The white water feature, intended to be a frothy Colorado-style rapids for kayakers plumped down in the middle of the thick sluggish Trinity River, is now a $4 million white elephant, not just totally useless but dangerous, the cause for a total ban on kayaking and canoeing in that part of the river.
Apparently it is not merely broken but unfixable. Now years in to this, city officials are still handing out mumbled excuses, claiming they are "pursuing litigation," when in fact they are calling up the contractors who designed and built the thing and asking them if they would mind taking the blame and eating the cost of completely rebuilding it.
The answer is no, surprise, surprise.
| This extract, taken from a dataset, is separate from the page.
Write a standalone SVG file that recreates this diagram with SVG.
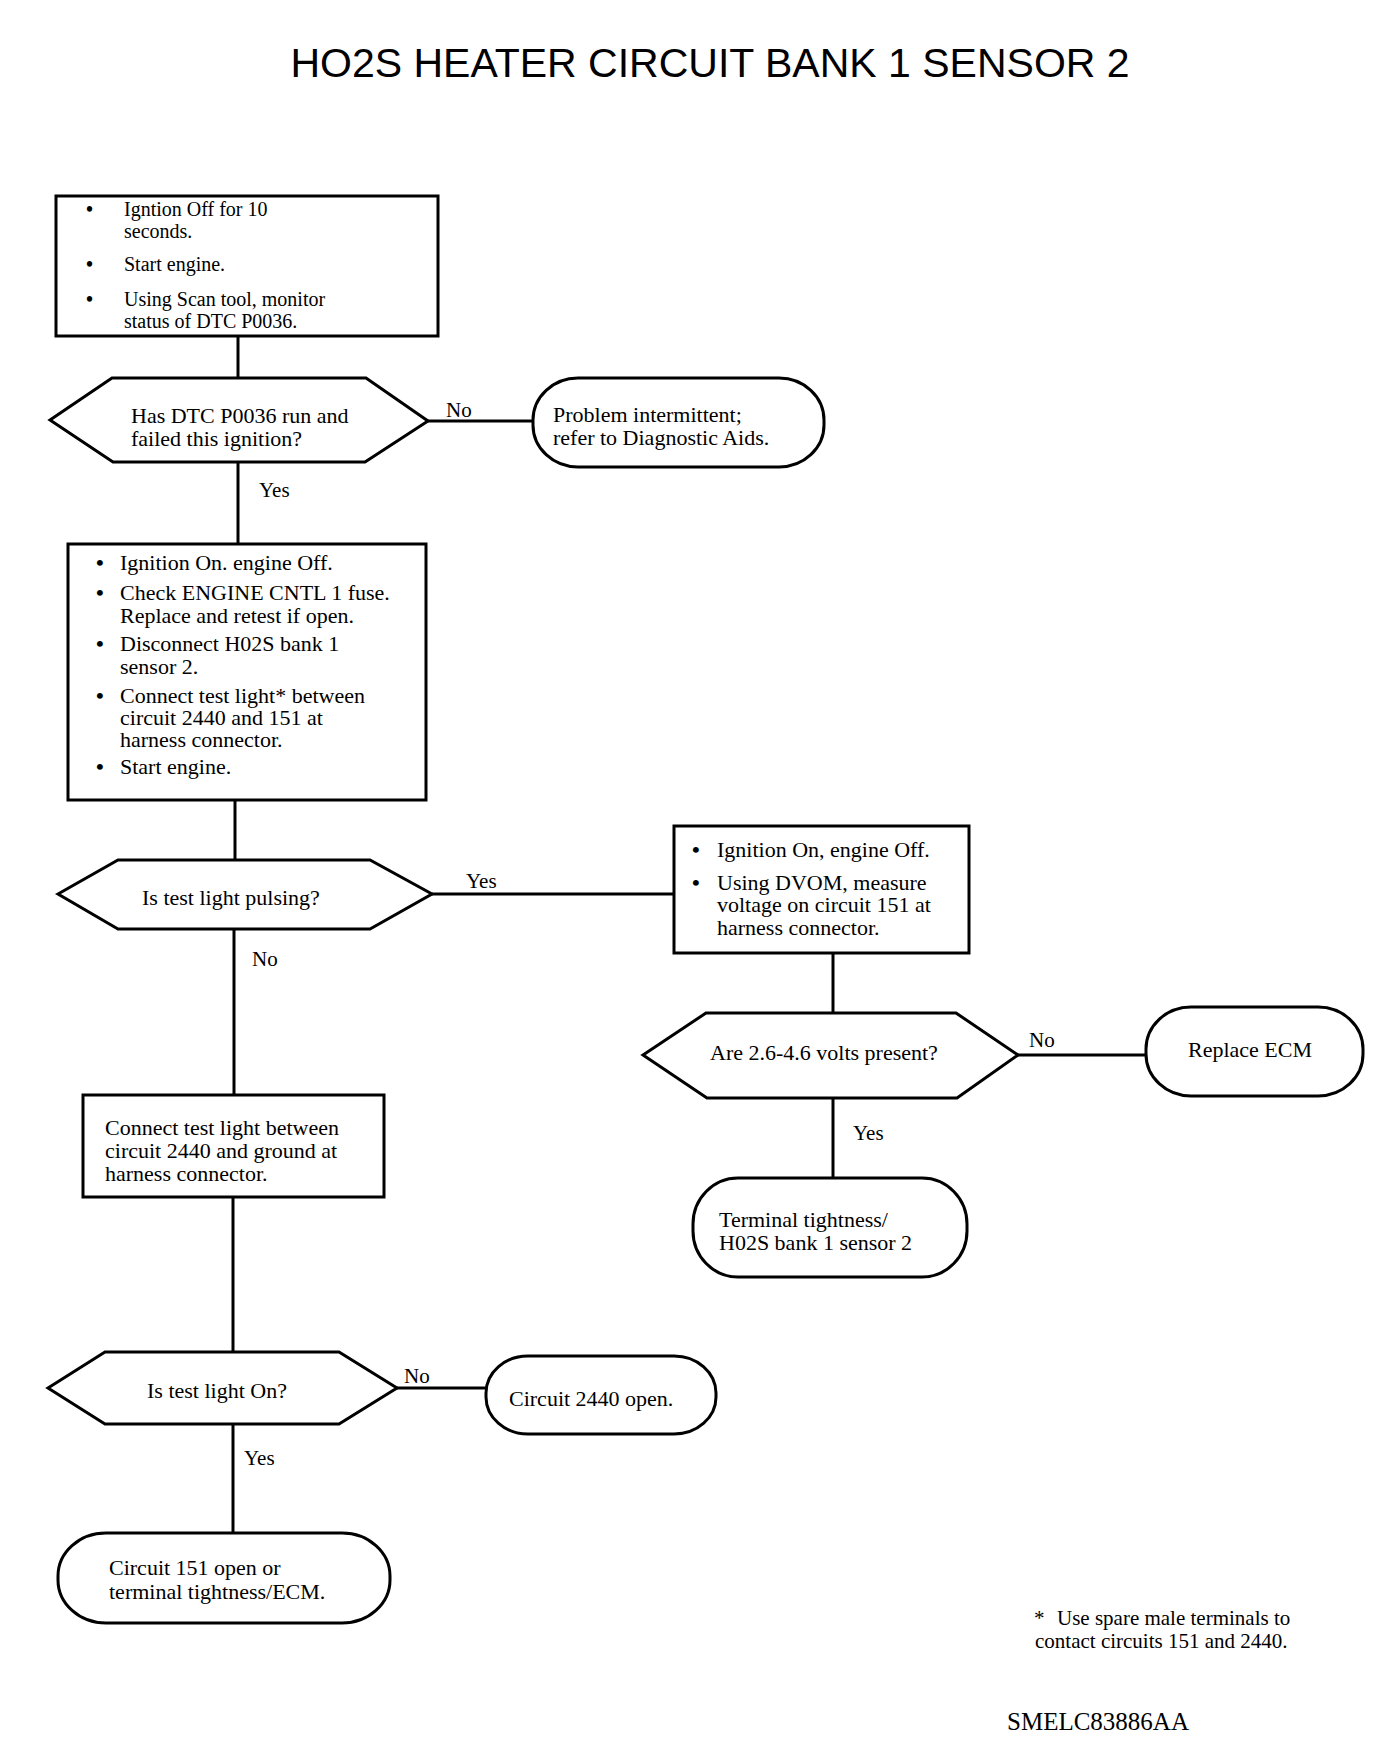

So there it sits, an ugly mound of concrete and steel rebar in the middle of the river, looking less like the white elephant itself than the white elephant's petrified doo-doo.
The News reported that the Trinity River Audubon Center is drawing visitors at far lower are than the expected rate when the center opened four years ago. The story included a softly revisionist statement from center director Ben Jones about those expectations: "The mission of this center is to restore and protect this site and to engage people in conservation."
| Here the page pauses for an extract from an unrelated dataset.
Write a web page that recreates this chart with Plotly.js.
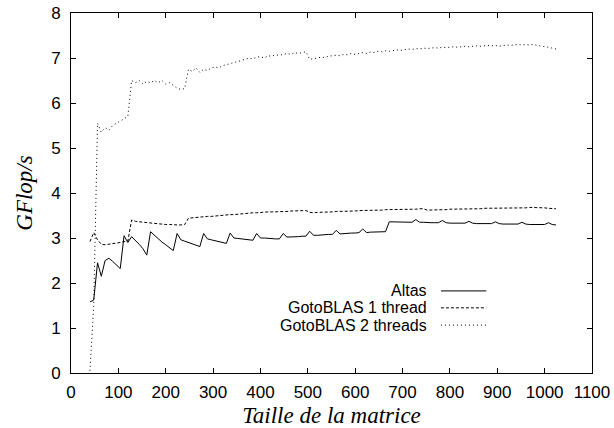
<!DOCTYPE html>
<html>
<head>
<meta charset="utf-8">
<script src="https://cdn.plot.ly/plotly-3.0.1.min.js"></script>
<style>html,body{margin:0;padding:0;background:#fff}#chart{width:614px;height:428px}</style>
</head>
<body>
<div id="chart"></div>
<script>
// Matrix sizes
const sizes = [40,48,56,64,72,80,88,96,104,112,120,128,136,144,152,160,168,176,184,192,200,208,216,224,232,240,248,256,264,272,280,288,296,304,312,320,328,336,344,352,360,368,376,384,392,400,408,416,424,432,440,448,456,464,472,480,488,496,504,512,520,528,536,544,552,560,568,576,584,592,600,608,616,624,632,640,648,656,664,672,680,688,696,704,712,720,728,736,744,752,760,768,776,784,792,800,808,816,824,832,840,848,856,864,872,880,888,896,904,912,920,928,936,944,952,960,968,976,984,992,1000,1008,1016,1024];

const atlas = [1.58,1.62,2.45,2.15,2.5,2.55,2.48,2.4,2.32,3.05,2.9,3.03,2.95,2.86,2.76,2.62,3.14,3.06,2.98,2.91,2.85,2.79,2.72,3.1,2.96,2.93,2.9,2.87,2.84,2.81,3.1,2.98,2.96,2.94,2.92,2.9,2.88,3.11,3.0,2.99,2.98,2.97,2.96,2.95,3.1,3.0,3.0,2.99,2.99,2.98,2.98,3.1,3.02,3.02,3.03,3.03,3.04,3.04,3.15,3.06,3.06,3.07,3.07,3.08,3.08,3.17,3.09,3.1,3.1,3.11,3.11,3.12,3.2,3.12,3.13,3.13,3.14,3.14,3.14,3.36,3.36,3.36,3.35,3.35,3.35,3.35,3.41,3.35,3.35,3.34,3.34,3.34,3.34,3.39,3.34,3.33,3.33,3.33,3.33,3.33,3.37,3.33,3.32,3.32,3.32,3.32,3.32,3.36,3.32,3.31,3.31,3.31,3.31,3.31,3.35,3.31,3.3,3.3,3.3,3.3,3.3,3.34,3.3,3.29];

const goto1 = [2.92,3.12,2.96,2.86,2.85,2.86,2.87,2.89,2.9,2.92,2.93,3.4,3.37,3.36,3.35,3.34,3.33,3.32,3.31,3.31,3.3,3.3,3.29,3.29,3.29,3.3,3.44,3.45,3.46,3.46,3.47,3.48,3.48,3.49,3.5,3.5,3.51,3.52,3.52,3.53,3.54,3.55,3.55,3.56,3.56,3.57,3.57,3.58,3.58,3.58,3.59,3.59,3.59,3.6,3.6,3.6,3.61,3.61,3.57,3.56,3.57,3.57,3.58,3.58,3.58,3.59,3.59,3.59,3.6,3.6,3.6,3.61,3.61,3.61,3.62,3.62,3.62,3.62,3.63,3.63,3.63,3.63,3.64,3.64,3.64,3.64,3.64,3.65,3.65,3.62,3.62,3.63,3.63,3.63,3.63,3.64,3.64,3.64,3.64,3.65,3.65,3.65,3.65,3.65,3.66,3.66,3.66,3.66,3.66,3.66,3.67,3.67,3.67,3.67,3.67,3.67,3.68,3.68,3.68,3.67,3.67,3.66,3.65,3.65];

const goto2 = [0.05,1.5,5.55,5.35,5.45,5.4,5.5,5.55,5.6,5.65,5.7,6.5,6.45,6.5,6.42,6.48,6.45,6.5,6.45,6.5,6.42,6.45,6.38,6.33,6.3,6.32,6.75,6.7,6.78,6.68,6.75,6.72,6.78,6.8,6.78,6.83,6.85,6.88,6.9,6.92,6.95,6.97,7.0,6.98,7.02,7.03,7.0,7.05,7.04,7.07,7.06,7.08,7.1,7.08,7.12,7.1,7.12,7.14,6.97,6.98,7.0,7.02,7.01,7.04,7.05,7.06,7.05,7.08,7.07,7.1,7.08,7.1,7.12,7.1,7.13,7.12,7.15,7.14,7.16,7.15,7.17,7.18,7.17,7.19,7.2,7.19,7.21,7.2,7.22,7.21,7.22,7.23,7.22,7.24,7.23,7.24,7.25,7.24,7.25,7.26,7.25,7.26,7.27,7.26,7.27,7.28,7.27,7.28,7.26,7.28,7.29,7.28,7.29,7.3,7.29,7.3,7.29,7.3,7.28,7.27,7.26,7.24,7.22,7.2];

const seriesNames = ["Altas", "GotoBLAS 1 thread", "GotoBLAS 2 threads"];
const seriesDash = ["solid", "3px,2px", "1px,3px"];
const seriesData = [atlas, goto1, goto2];

const xTitle = "Taille de la matrice";
const yTitle = "GFlop/s";

const traces = seriesData.map((y, i) => ({
  x: sizes, y: y, type: "scatter", mode: "lines", name: seriesNames[i],
  line: {color: "#000", width: 1, dash: seriesDash[i]}, showlegend: false
}));

// Gnuplot-style legend: right-aligned text, sample line to the right
const legRowY = [0.228, 0.181, 0.133];
const annotations = seriesNames.map((n, i) => ({
  xref: "paper", yref: "paper", x: 0.686, y: legRowY[i], xanchor: "right", yanchor: "middle",
  text: n, showarrow: false, height: 15, borderpad: 0,
  font: {family: "Liberation Sans, Arial, sans-serif", size: 16, color: "#000"}
}));
const shapes = seriesNames.map((n, i) => ({
  type: "line", xref: "paper", yref: "paper", x0: 0.710, x1: 0.797, y0: legRowY[i], y1: legRowY[i],
  line: {color: "#000", width: 1, dash: seriesDash[i]}
}));

const axisCommon = {
  showgrid: false, zeroline: false, showline: true, linecolor: "#000", linewidth: 1,
  mirror: "ticks", ticks: "inside", ticklen: 5, tickcolor: "#000", tickwidth: 1,
  tickfont: {family: "Liberation Sans, Arial, sans-serif", size: 17, color: "#000"}
};

const layout = {
  width: 614, height: 428,
  margin: {l: 71, r: 22, t: 13, b: 55, pad: 0},
  paper_bgcolor: "#fff", plot_bgcolor: "#fff",
  showlegend: false,
  xaxis: Object.assign({}, axisCommon, {
    range: [0, 1100], dtick: 100, tick0: 0, ticklabelstandoff: 4,
    title: {text: xTitle, standoff: 8, font: {family: "Liberation Serif, Times New Roman, serif", size: 23, color: "#000", style: "italic"}}
  }),
  yaxis: Object.assign({}, axisCommon, {
    range: [0, 8], dtick: 1, tick0: 0, ticklabelstandoff: 6,
    title: {text: yTitle, standoff: 12, font: {family: "Liberation Serif, Times New Roman, serif", size: 23, color: "#000", style: "italic"}}
  }),
  annotations: annotations,
  shapes: shapes
};

Plotly.newPlot("chart", traces, layout, {staticPlot: true, displayModeBar: false});
</script>
</body>
</html>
Yeah, well, what Jones and the story sort of neglected to tell readers is that the expectations and the mission for the center are a lot more specific than that, having been reduced to writing in a management agreement based on promises made to the city by National Audubon Society, which runs the place, and an outside consultant when the center was being proposed in 2005. Those promises and that agreement are important to you and me because you and I are pumping about 350 grand a year into the center as a subsidy straight out of the city's general fund, and those payments are supposed to be tied to very specific performance goals.
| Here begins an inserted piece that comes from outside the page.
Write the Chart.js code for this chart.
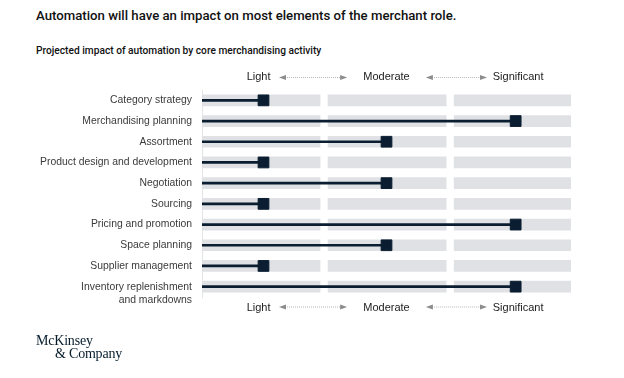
<!DOCTYPE html>
<html>
<head>
<meta charset="utf-8">
<script src="https://cdn.jsdelivr.net/npm/chart.js@4"></script>
<style>
  body { margin: 0; background: #fff; }
  #wrap { position: relative; width: 624px; height: 378px; overflow: hidden; }
  #wrap canvas { position: absolute; left: 0; top: 0; }
  .title { position: absolute; left: 36px; top: 8px; font: 500 13.2px/16px Roboto, sans-serif; color: #111; white-space: nowrap; }
  .subtitle { position: absolute; left: 36px; top: 44px; font: 500 10.2px/13px Roboto, sans-serif; color: #111; white-space: nowrap; }
  .logo { position: absolute; left: 36px; top: 334px; font: 14px/13px "Liberation Serif", serif; color: #051c2c; letter-spacing: -0.2px; }
  .logo span { display: block; }
  .logo span + span { padding-left: 19px; }
</style>
</head>
<body>
<div id="wrap">
  <div class="title">Automation will have an impact on most elements of the merchant role.</div>
  <div class="subtitle">Projected impact of automation by core merchandising activity</div>
  <div style="position:absolute;left:0;top:0;width:624px;height:378px"><canvas id="impact"></canvas></div>
  <div class="logo"><span>McKinsey</span><span>&amp; Company</span></div>
</div>
<script>
// rows, top to bottom
const activities = [
  'Category strategy',
  'Merchandising planning',
  'Assortment',
  'Product design and development',
  'Negotiation',
  'Sourcing',
  'Pricing and promotion',
  'Space planning',
  'Supplier management',
  ['Inventory replenishment', 'and markdowns']
]

// impact, on a 0-3 scale (light / moderate / significant)
const impact = [0.5, 2.55, 1.5, 0.5, 1.5, 0.5, 2.55, 1.5, 0.5, 2.55]

const levelNames = ['Light', 'Moderate', 'Significant']
const levelTicks = [0.46, 1.5, 2.57]
const levelBands = [[0, 0.96], [1.025, 1.985], [2.05, 3]]

const NAVY = '#0b1e31'
const BAND = '#dfe1e4'

// blank first line so the first text line sits on the row
const rowLabels = activities.map(a => Array.isArray(a) ? [''].concat(a) : a)

const bandSets = levelBands.map(b => ({
  type: 'bar',
  data: activities.map(() => b),
  backgroundColor: BAND,
  barThickness: 11,
  grouped: false,
  order: 3
}))

// little dotted double arrows between the level names
const arrowPlugin = {
  id: 'levelArrows',
  afterDraw(chart) {
    const ctx = chart.ctx
    const xs = chart.scales.x
    const area = chart.chartArea
    const spans = [[0.626, 1.18], [1.82, 2.317]]
    const rowsY = [area.top - 13, area.bottom + 9.5]
    ctx.save()
    rowsY.forEach(y => {
      spans.forEach(s => {
        const x0 = xs.getPixelForValue(s[0])
        const x1 = xs.getPixelForValue(s[1])
        ctx.strokeStyle = '#b8b8b8'
        ctx.lineWidth = 1
        ctx.setLineDash([1, 1])
        ctx.beginPath()
        ctx.moveTo(x0 + 6, y + 0.5)
        ctx.lineTo(x1 - 6, y + 0.5)
        ctx.stroke()
        ctx.setLineDash([])
        ctx.fillStyle = '#8c8c8c'
        ctx.beginPath()
        ctx.moveTo(x0, y + 0.5)
        ctx.lineTo(x0 + 7, y - 2)
        ctx.lineTo(x0 + 7, y + 3)
        ctx.closePath()
        ctx.fill()
        ctx.beginPath()
        ctx.moveTo(x1, y + 0.5)
        ctx.lineTo(x1 - 7, y - 2)
        ctx.lineTo(x1 - 7, y + 3)
        ctx.closePath()
        ctx.fill()
      })
    })
    ctx.restore()
  }
}

const levelAxis = (pos, height, pad) => ({
  type: 'linear',
  position: pos,
  min: 0,
  max: 3,
  grid: { display: false, drawTicks: false },
  border: { display: false },
  afterBuildTicks: scale => { scale.ticks = levelTicks.map(v => ({ value: v })) },
  afterFit: scale => { scale.height = height },
  ticks: {
    autoSkip: false,
    maxRotation: 0,
    padding: pad,
    color: '#222',
    font: { family: 'Liberation Sans, Arial, sans-serif', size: 11 },
    callback: v => levelNames[levelTicks.indexOf(v)]
  }
})

const canvas = document.getElementById('impact').getContext('2d')

const impactChart = new Chart(canvas, {
  type: 'bar',
  data: {
    labels: rowLabels,
    datasets: [
      ...bandSets,
      {
        type: 'bar',
        data: impact.map(v => [0, v]),
        backgroundColor: NAVY,
        barThickness: 2,
        grouped: false,
        order: 2
      },
      {
        type: 'line',
        indexAxis: 'y',
        data: impact,
        showLine: false,
        pointStyle: 'rect',
        pointRadius: 7.6,
        pointBackgroundColor: NAVY,
        pointBorderColor: NAVY,
        pointBorderWidth: 1,
        order: 1
      }
    ]
  },
  options: {
    indexAxis: 'y',
    responsive: true,
    maintainAspectRatio: false,
    animation: false,
    layout: { padding: { left: 0, right: 53, top: 0, bottom: 0 } },
    scales: {
      x: levelAxis('top', 90, 6),
      x2: levelAxis('bottom', 81, 4),
      y: {
        type: 'category',
        offset: true,
        grid: { display: false, drawTicks: false },
        border: { display: true, color: '#e4e4e4', width: 1 },
        afterFit: scale => { scale.width = 202 },
        ticks: {
          padding: 10,
          color: '#3a3a3a',
          autoSkip: false,
          font: { family: 'Liberation Sans, Arial, sans-serif', size: 10.4, lineHeight: 1.3 }
        }
      }
    },
    plugins: {
      legend: { display: false },
      tooltip: { enabled: false }
    }
  },
  plugins: [arrowPlugin]
})
</script>
</body>
</html>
The Morning News story quotes city park department officials saying what the center needs is more money for marketing, above and beyond the current $100,000 a year marketing budget. But, wait. Wait. Here comes the creep. I'm talking about budget creep.
We need to know, please, exactly where the Audubon Center stands in terms of the goals it agreed to in the original management agreement. Hey, I'm not proposing that the city cut them off or abandon them. We just need to count the money before we spend more money. That's all. Just count the damned money.
If there was deception, deliberate or not, at the very beginning in terms of how this place could perform, that may not have been Audubon's doing. I have a dim memory that the Audubon people were more conservative in their own projections, but city staff brought in one of those 10-clowns-in-a-Studebaker economic consultants to jazz up the numbers for the briefing given to the City Council.
If we take a hard look at what's going on, the answer may be that Audubon got pressured by staff to hype the numbers. But that's something we need to know before we agree to let staff start writing new six-figure checks out of the property and sales tax revenues.
The larger parallel with the Trinity River Elephant Doo-Doo project is this: The centerpiece of the Trinity River project is or ought to be the 6,000-acre urban hardwood forest at the center of it. But Dallas has never called in a real park designer to come up with an overall concept for the forest. Instead we keep getting these little dollops of bling plunked down here and there -- the Calatrava bridges, the Audubon Center, the Elephant Doo-Doo -- as bread and circuses for the masses, which would be you and me.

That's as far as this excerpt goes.